* DATASET CONTENT:

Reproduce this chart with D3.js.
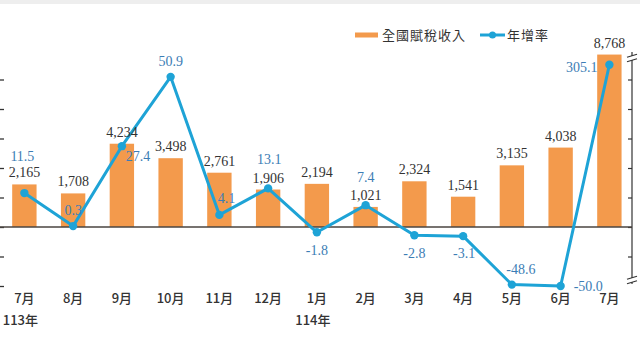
<!DOCTYPE html>
<html><head><meta charset="utf-8">
<script src="https://cdn.jsdelivr.net/npm/d3@7"></script>
<style>
html,body{margin:0;padding:0;background:#fff;}
svg{display:block;}
</style>
</head><body>
<svg id="chart" width="640" height="360"></svg>
<script>
// ---- data ----
const months = ["7月","8月","9月","10月","11月","12月","1月","2月","3月","4月","5月","6月","7月"];
const yearLabels = [{idx:0, text:"113年"}, {idx:6, text:"114年"}];
const revenue = [2165,1708,4234,3498,2761,1906,2194,1021,2324,1541,3135,4038,8768];
const growth  = [11.5,0.3,27.4,50.9,4.1,13.1,-1.8,7.4,-2.8,-3.1,-48.6,-50.0,305.1];
const barTicks = [-3000,-1500,0,1500,3000,4500,6000,7500];
const rateTicks = [-10,0,10,20,30,40,50];
const seriesNames = ["全國賦稅收入","年增率"];

// ---- layout ----
const svg = d3.select("#chart");
const W = 640, H = 360;
const plotTop = 50, plotBottom = 286, axisRightX = 632;
const barColor = "#F39A4C", lineColor = "#1EA3D6", rateText = "#3C7DB5", dark = "#333";

svg.append("rect").attr("x",0).attr("y",0).attr("width",W).attr("height",4).attr("fill","#eeeeee");

const x = d3.scaleBand().domain(d3.range(months.length)).range([0, 633.75]).paddingInner(0.5).paddingOuter(0.25);
const yBar = d3.scaleLinear().domain([-3000, 9000]).range([plotBottom, plotTop]);
const yr = d3.scaleLinear().domain([-20, 60]).range([plotBottom, plotTop]);
// broken rate axis: compressed segments below -5 and above 51
const yRate = d3.scaleLinear().domain([-50, -5, 51, 305.1]).range([yr(-20), yr(-5), yr(51), yr(55)]);
const cx = i => x(i) + x.bandwidth()/2;

// left axis (ticks only visible)
const la = svg.append("g").attr("transform","translate(-1,0)")
  .call(d3.axisRight(yBar).tickValues(barTicks).tickSize(5).tickFormat(""));
la.select(".domain").remove();
la.selectAll("line").attr("stroke","#333").attr("stroke-width",1.3);

// bars
svg.append("g").selectAll("rect").data(revenue).join("rect")
  .attr("x",(d,i)=>x(i)).attr("width",x.bandwidth())
  .attr("y",d=>yBar(d)).attr("height",d=>yBar(0)-yBar(d))
  .attr("fill",barColor);

// right axis
const ra = svg.append("g").attr("transform",`translate(${axisRightX},0)`)
  .call(d3.axisLeft(yr).tickValues(rateTicks).tickSize(4).tickFormat(""));
ra.select(".domain").remove();
ra.selectAll("line").attr("stroke","#333").attr("stroke-width",1.2);
svg.append("line").attr("x1",axisRightX).attr("x2",axisRightX).attr("y1",plotTop+2).attr("y2",plotBottom-2)
  .attr("stroke","#333").attr("stroke-width",1.2);
// break marks
[plotTop+8, plotBottom-6].forEach(by=>{
  svg.append("rect").attr("x",axisRightX-5).attr("y",by-2).attr("width",10).attr("height",4).attr("fill","#fff");
  [-2.2,2.2].forEach(o=>{
    svg.append("line").attr("x1",axisRightX-5).attr("x2",axisRightX+5)
      .attr("y1",by+o+1.5).attr("y2",by+o-1.5).attr("stroke","#333").attr("stroke-width",1.2);
  });
});

// zero line
svg.append("line").attr("x1",0).attr("x2",axisRightX).attr("y1",yBar(0)).attr("y2",yBar(0))
  .attr("stroke","#4a4440").attr("stroke-width",1.6);

// line
const line = d3.line().x((d,i)=>cx(i)).y(d=>yRate(d));
svg.append("path").datum(growth).attr("d",line).attr("fill","none")
  .attr("stroke",lineColor).attr("stroke-width",3).attr("stroke-linejoin","round");
svg.append("g").selectAll("circle").data(growth).join("circle")
  .attr("cx",(d,i)=>cx(i)).attr("cy",d=>yRate(d)).attr("r",4.2).attr("fill",lineColor);

// bar value labels
svg.append("g").selectAll("text").data(revenue).join("text")
  .attr("x",(d,i)=>cx(i)).attr("y",d=>yBar(d)-7)
  .attr("text-anchor","middle").attr("font-family","'Liberation Serif', serif").attr("font-size",14)
  .attr("fill",dark).text(d=>d3.format(",")(d));

// rate labels (placement offsets relative to point)
const rateLabelPlace = [
  [-2,-32,"middle"],[0,-11,"middle"],[16,15,"middle"],[0,-11,"middle"],[7,-12,"middle"],
  [1,-24,"middle"],[0,23,"middle"],[0,-23,"middle"],[0,23,"middle"],[1,22,"middle"],
  [9,-11,"middle"],[13,5,"start"],[-12,7,"end"]];
svg.append("g").selectAll("text").data(growth).join("text")
  .attr("x",(d,i)=>cx(i)+rateLabelPlace[i][0]).attr("y",(d,i)=>yRate(d)+rateLabelPlace[i][1])
  .attr("text-anchor",(d,i)=>rateLabelPlace[i][2])
  .attr("font-family","'Liberation Serif', serif").attr("font-size",14)
  .attr("fill",rateText).text(d=>d.toFixed(1));

// month labels
svg.append("g").selectAll("text").data(months).join("text")
  .attr("x",(d,i)=>cx(i)).attr("y",303)
  .attr("text-anchor","middle").attr("font-family","'Noto Sans CJK TC', sans-serif").attr("font-size",13)
  .attr("font-weight",500).attr("fill",dark).text(d=>d);
svg.append("g").selectAll("text").data(yearLabels).join("text")
  .attr("x",d=>cx(d.idx)-4).attr("y",325)
  .attr("text-anchor","middle").attr("font-family","'Noto Sans CJK TC', sans-serif").attr("font-size",13)
  .attr("font-weight",500).attr("fill",dark).text(d=>d.text);

// legend
const lg = svg.append("g");
lg.append("rect").attr("x",355).attr("y",32.5).attr("width",23).attr("height",5).attr("fill",barColor);
lg.append("text").attr("x",382).attr("y",40).attr("font-family","'Noto Sans CJK TC', sans-serif")
  .attr("font-size",13).attr("letter-spacing",1).attr("fill",dark).text(seriesNames[0]);
lg.append("line").attr("x1",480).attr("x2",505).attr("y1",35).attr("y2",35).attr("stroke",lineColor).attr("stroke-width",3);
lg.append("circle").attr("cx",492.5).attr("cy",35).attr("r",3.5).attr("fill",lineColor);
lg.append("text").attr("x",507).attr("y",40).attr("font-family","'Noto Sans CJK TC', sans-serif")
  .attr("font-size",13).attr("letter-spacing",1).attr("fill",dark).text(seriesNames[1]);
</script>
</body></html>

* YOUR INSTRUCTIONS: Repeat the listing above exactly, with no pictures.

* SOLUTION BELOW:
Reproduce this chart with D3.js.
<!DOCTYPE html>
<html><head><meta charset="utf-8">
<script src="https://cdn.jsdelivr.net/npm/d3@7"></script>
<style>
html,body{margin:0;padding:0;background:#fff;}
svg{display:block;}
</style>
</head><body>
<svg id="chart" width="640" height="360"></svg>
<script>
// ---- data ----
const months = ["7月","8月","9月","10月","11月","12月","1月","2月","3月","4月","5月","6月","7月"];
const yearLabels = [{idx:0, text:"113年"}, {idx:6, text:"114年"}];
const revenue = [2165,1708,4234,3498,2761,1906,2194,1021,2324,1541,3135,4038,8768];
const growth  = [11.5,0.3,27.4,50.9,4.1,13.1,-1.8,7.4,-2.8,-3.1,-48.6,-50.0,305.1];
const barTicks = [-3000,-1500,0,1500,3000,4500,6000,7500];
const rateTicks = [-10,0,10,20,30,40,50];
const seriesNames = ["全國賦稅收入","年增率"];

// ---- layout ----
const svg = d3.select("#chart");
const W = 640, H = 360;
const plotTop = 50, plotBottom = 286, axisRightX = 632;
const barColor = "#F39A4C", lineColor = "#1EA3D6", rateText = "#3C7DB5", dark = "#333";

svg.append("rect").attr("x",0).attr("y",0).attr("width",W).attr("height",4).attr("fill","#eeeeee");

const x = d3.scaleBand().domain(d3.range(months.length)).range([0, 633.75]).paddingInner(0.5).paddingOuter(0.25);
const yBar = d3.scaleLinear().domain([-3000, 9000]).range([plotBottom, plotTop]);
const yr = d3.scaleLinear().domain([-20, 60]).range([plotBottom, plotTop]);
// broken rate axis: compressed segments below -5 and above 51
const yRate = d3.scaleLinear().domain([-50, -5, 51, 305.1]).range([yr(-20), yr(-5), yr(51), yr(55)]);
const cx = i => x(i) + x.bandwidth()/2;

// left axis (ticks only visible)
const la = svg.append("g").attr("transform","translate(-1,0)")
  .call(d3.axisRight(yBar).tickValues(barTicks).tickSize(5).tickFormat(""));
la.select(".domain").remove();
la.selectAll("line").attr("stroke","#333").attr("stroke-width",1.3);

// bars
svg.append("g").selectAll("rect").data(revenue).join("rect")
  .attr("x",(d,i)=>x(i)).attr("width",x.bandwidth())
  .attr("y",d=>yBar(d)).attr("height",d=>yBar(0)-yBar(d))
  .attr("fill",barColor);

// right axis
const ra = svg.append("g").attr("transform",`translate(${axisRightX},0)`)
  .call(d3.axisLeft(yr).tickValues(rateTicks).tickSize(4).tickFormat(""));
ra.select(".domain").remove();
ra.selectAll("line").attr("stroke","#333").attr("stroke-width",1.2);
svg.append("line").attr("x1",axisRightX).attr("x2",axisRightX).attr("y1",plotTop+2).attr("y2",plotBottom-2)
  .attr("stroke","#333").attr("stroke-width",1.2);
// break marks
[plotTop+8, plotBottom-6].forEach(by=>{
  svg.append("rect").attr("x",axisRightX-5).attr("y",by-2).attr("width",10).attr("height",4).attr("fill","#fff");
  [-2.2,2.2].forEach(o=>{
    svg.append("line").attr("x1",axisRightX-5).attr("x2",axisRightX+5)
      .attr("y1",by+o+1.5).attr("y2",by+o-1.5).attr("stroke","#333").attr("stroke-width",1.2);
  });
});

// zero line
svg.append("line").attr("x1",0).attr("x2",axisRightX).attr("y1",yBar(0)).attr("y2",yBar(0))
  .attr("stroke","#4a4440").attr("stroke-width",1.6);

// line
const line = d3.line().x((d,i)=>cx(i)).y(d=>yRate(d));
svg.append("path").datum(growth).attr("d",line).attr("fill","none")
  .attr("stroke",lineColor).attr("stroke-width",3).attr("stroke-linejoin","round");
svg.append("g").selectAll("circle").data(growth).join("circle")
  .attr("cx",(d,i)=>cx(i)).attr("cy",d=>yRate(d)).attr("r",4.2).attr("fill",lineColor);

// bar value labels
svg.append("g").selectAll("text").data(revenue).join("text")
  .attr("x",(d,i)=>cx(i)).attr("y",d=>yBar(d)-7)
  .attr("text-anchor","middle").attr("font-family","'Liberation Serif', serif").attr("font-size",14)
  .attr("fill",dark).text(d=>d3.format(",")(d));

// rate labels (placement offsets relative to point)
const rateLabelPlace = [
  [-2,-32,"middle"],[0,-11,"middle"],[16,15,"middle"],[0,-11,"middle"],[7,-12,"middle"],
  [1,-24,"middle"],[0,23,"middle"],[0,-23,"middle"],[0,23,"middle"],[1,22,"middle"],
  [9,-11,"middle"],[13,5,"start"],[-12,7,"end"]];
svg.append("g").selectAll("text").data(growth).join("text")
  .attr("x",(d,i)=>cx(i)+rateLabelPlace[i][0]).attr("y",(d,i)=>yRate(d)+rateLabelPlace[i][1])
  .attr("text-anchor",(d,i)=>rateLabelPlace[i][2])
  .attr("font-family","'Liberation Serif', serif").attr("font-size",14)
  .attr("fill",rateText).text(d=>d.toFixed(1));

// month labels
svg.append("g").selectAll("text").data(months).join("text")
  .attr("x",(d,i)=>cx(i)).attr("y",303)
  .attr("text-anchor","middle").attr("font-family","'Noto Sans CJK TC', sans-serif").attr("font-size",13)
  .attr("font-weight",500).attr("fill",dark).text(d=>d);
svg.append("g").selectAll("text").data(yearLabels).join("text")
  .attr("x",d=>cx(d.idx)-4).attr("y",325)
  .attr("text-anchor","middle").attr("font-family","'Noto Sans CJK TC', sans-serif").attr("font-size",13)
  .attr("font-weight",500).attr("fill",dark).text(d=>d.text);

// legend
const lg = svg.append("g");
lg.append("rect").attr("x",355).attr("y",32.5).attr("width",23).attr("height",5).attr("fill",barColor);
lg.append("text").attr("x",382).attr("y",40).attr("font-family","'Noto Sans CJK TC', sans-serif")
  .attr("font-size",13).attr("letter-spacing",1).attr("fill",dark).text(seriesNames[0]);
lg.append("line").attr("x1",480).attr("x2",505).attr("y1",35).attr("y2",35).attr("stroke",lineColor).attr("stroke-width",3);
lg.append("circle").attr("cx",492.5).attr("cy",35).attr("r",3.5).attr("fill",lineColor);
lg.append("text").attr("x",507).attr("y",40).attr("font-family","'Noto Sans CJK TC', sans-serif")
  .attr("font-size",13).attr("letter-spacing",1).attr("fill",dark).text(seriesNames[1]);
</script>
</body></html>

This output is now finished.